Current implementation ignores fast flag and favors metadata. An
instruction with just fast flag would be lowered to a fastest rcp +
mul, but that never happen on practice because of described mutual
clang and BE behavior.

This change allows an "fdiv fast" to be always lowered as rcp + mul.

Diff Detail

Event Timeline

rampitec created this revision.Jun 29 2017, 4:16 PM
arsenm added inline comments.Jun 29 2017, 4:22 PM
lib/Target/AMDGPU/SIISelLowering.cpp
3778–3779

This is a possible source of errors now that less-strict flags can now trigger this

rampitec added inline comments.Jun 29 2017, 4:30 PM
lib/Target/AMDGPU/SIISelLowering.cpp
3778–3779

That is the intent to trigger this. That is how HSAIL compiler works and we had no complaints so far. Anyway, I am running confirmance now.

A philosophical question though what shall preval, unsafe fp or denorm support. Once again, HSAIL favors relaxation, so I did the same.

In fact this implementation is stricter than one we have in HSAIL. We were applying options to library as well, while here it is only applied to user code.

rampitec added inline comments.Jun 29 2017, 4:59 PM
lib/Target/AMDGPU/SIISelLowering.cpp
3778–3779

Actually fp denorms are not supported with 2.5 ulp fdiv even now, so there is no change in this respect.

rampitec added inline comments.Jun 29 2017, 5:56 PM
lib/Target/AMDGPU/SIISelLowering.cpp
3778–3779

JFYI. OCL conformance passed.

arsenm added inline comments.Jun 29 2017, 6:20 PM
lib/Target/AMDGPU/SIISelLowering.cpp
3778–3779

Adding unsafe algebra to the node from just arcp is incorrect. I wouldn't expect this to show up in conformance, this could potentially introduce unsafe algebraic transforms in use instructions.This should at most preserve the original set of math flags, not promote them.

rampitec updated this revision to Diff 104812.Jun 29 2017, 8:12 PM
rampitec marked an inline comment as done.

Preserved flags on a new node instead of forging them.

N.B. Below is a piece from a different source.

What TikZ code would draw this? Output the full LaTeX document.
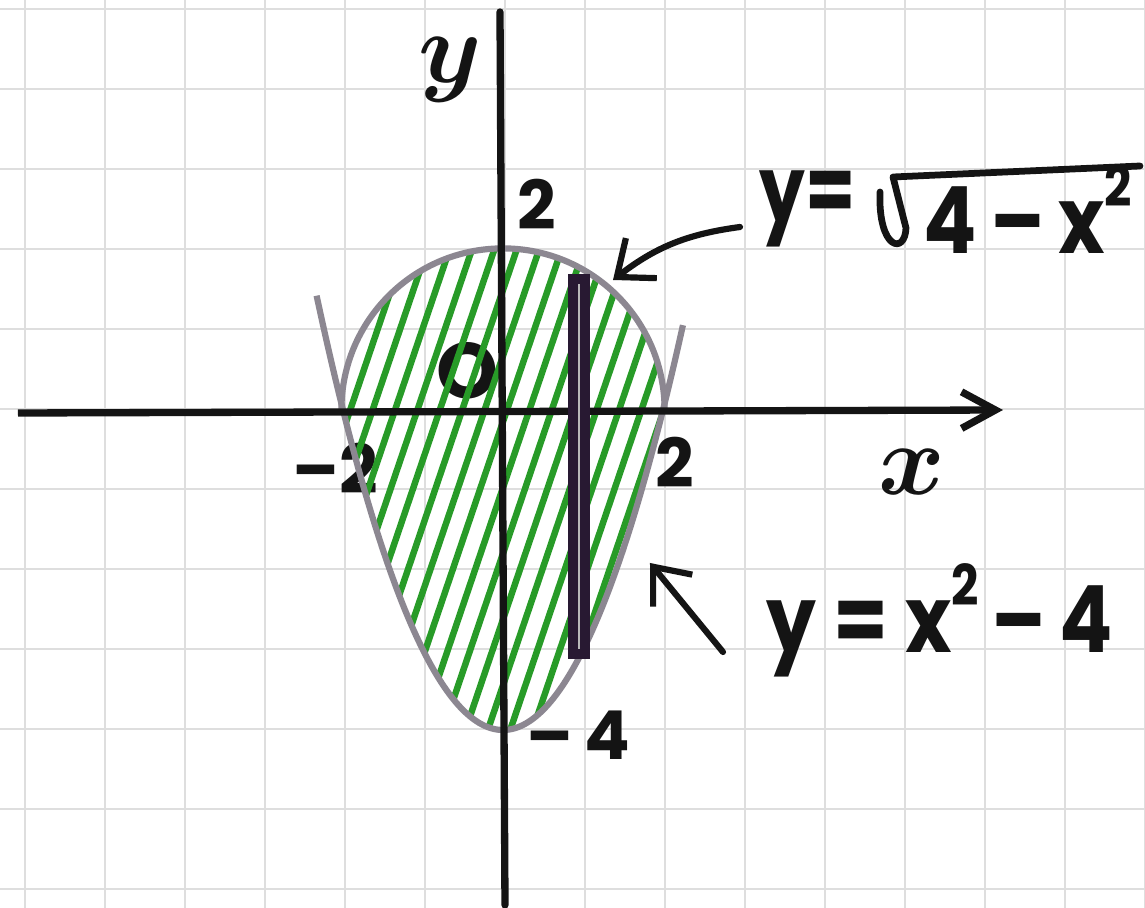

rampitec added inline comments.Jun 29 2017, 8:17 PM
lib/Target/AMDGPU/SIISelLowering.cpp
3778–3779

Strange that was not noticed when this code was written. Fixed.

arsenm accepted this revision.Jul 6 2017, 11:41 AM

LGTM. This could still preserve the intersection of the incoming flags but that's a separate patch

This revision is now accepted and ready to land.Jul 6 2017, 11:41 AM
This revision was automatically updated to reflect the committed changes.